A hearty breakfast at our hotel and a quick dash to the local deli for sandwiches and we were ready for a second day of botanizing, this time at St David’s Head. The sun was shining as we headed towards the coast. St David’s Head is an area of common land owned by the National Trust. It is an outstanding example of igneous sea-cliff with fine maritime heathland.

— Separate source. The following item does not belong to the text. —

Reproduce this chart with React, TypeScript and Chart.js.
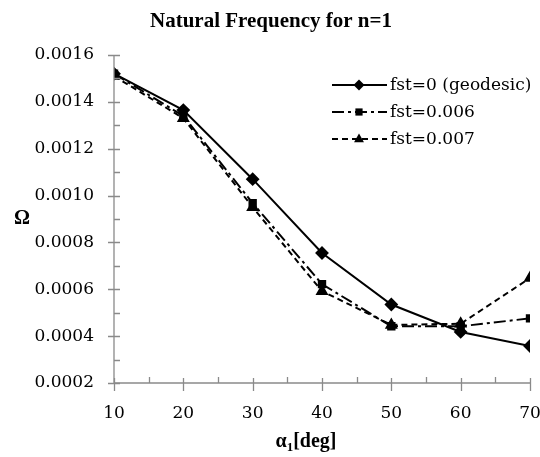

Our leader Stephen gave a very interesting short talk about the ecology of sea cliff vegetation. Walking along the coastal path the first plant we came across in the site was chamomile (Chamaemelum nobile) in flower. Also growing close by was wild thyme (Thymus polytrichus) and lady’s bedstraw (Galium verum), with thrift (Armeria maritima), which provided a splash of colour. Then we had lunch on the beach in the sunshine, which also provided the opportunity to look at the vegetation on the cliffs, where we saw sea spleenwort in a crevice.

Wild thyme with lady’s bedstraw

English Stonecrop

After lunch we walked further on until we came to a promontory fort complete with hut circles. Growing here amongst the rocks was English stonecrop (Sedum anglicum). We then scrambled around the cliff to see a stunning show of chives (Allium schoenoprasum) with great views across the sea. Other group members with a head for heights scrambled down the steep cliffs to see the St David’s Head sea-lavender (Limonium paradoxum) while the rest of us enjoyed the sunshine and fine views. After stopping to look at the dolmen 1 , we headed off to look for roseroot (Sedum rosea). A couple of brave people scrambled down the cliff to catch a glimpse on the side of an inaccessible cliff. We then stopped off at a very attractive pond with common reed (Phragmites australis), branched bur-reed (Sparganium erectum), marsh cinquefoil (Potentilla palustris), Marsh St John’s wort (Hypericum elodes), lesser water-plantain (Baldellia ranunculoides), and a species of stonewort.



After an ice cream, we drove a short distance to see dodder (Cuscata epithymum) on St Davids Peninsula. This rootless parasite was hosting on western gorse (Ulex gallii), and is possibly the largest population in Wales. On the way to and from the dodder site we also saw pale flax (Linum bienne) and, growing on the edge of an arable field, corn marigold (Chrysanthemum segetum) and bugloss (Anchusa arvensis). Then it was time to find a local pub for something to eat.

Ivy-leaved Bellflower

More impressive landscapes followed on Sunday with a visit to Bryberian Moor/ Mynydd Preseli. This area of commonland is a sweeping expanse of lowland heath and moorland with tors, on the northern slopes of the Preseli Mountains. Close to where we parked our cars we found whorled caraway (Carum verticillatum) and ivy-leaved bellflower (Wahlenbergia hederacea). The site is a good place for mire plant communities, and plants included bog-myrtle (Myrica gale), dioecious sedge (Carex dioica), white beak-sedge (Rhynchospora alba), round-leaved sundew (Drosera rotundifolia) and the uncommon oblong-leaved sundew (Drosera intermedia). We also found marsh clubmoss (Lycopodiella inundata) and common butterwort (Pinguicula vulgaris). Then Stephen set us a challenge, to look for pale butterwort (Pinguicula lusitanica), which we found. Having completed this challenge, Stephen set us the harder challenge which was to find the elusive bog orchid (Hammarbya paludosa). This tiny plant is the country’s smallest orchid. It indeed proved more of a challenge, but eventually we found it in flower.

Pale Butterwort

Perennial Centaury

On the return journey we visited Newport dunes to see perennial centaury (Centarium scilloides) in its only remaining native station.

Then we were all kindly invited for tea and scones at Stephen and Ann’s home nearby and had a look round their lovely garden. Back for our second and last meal at the Grove and a big thank you to our leader Stephen and his wife for the great weather.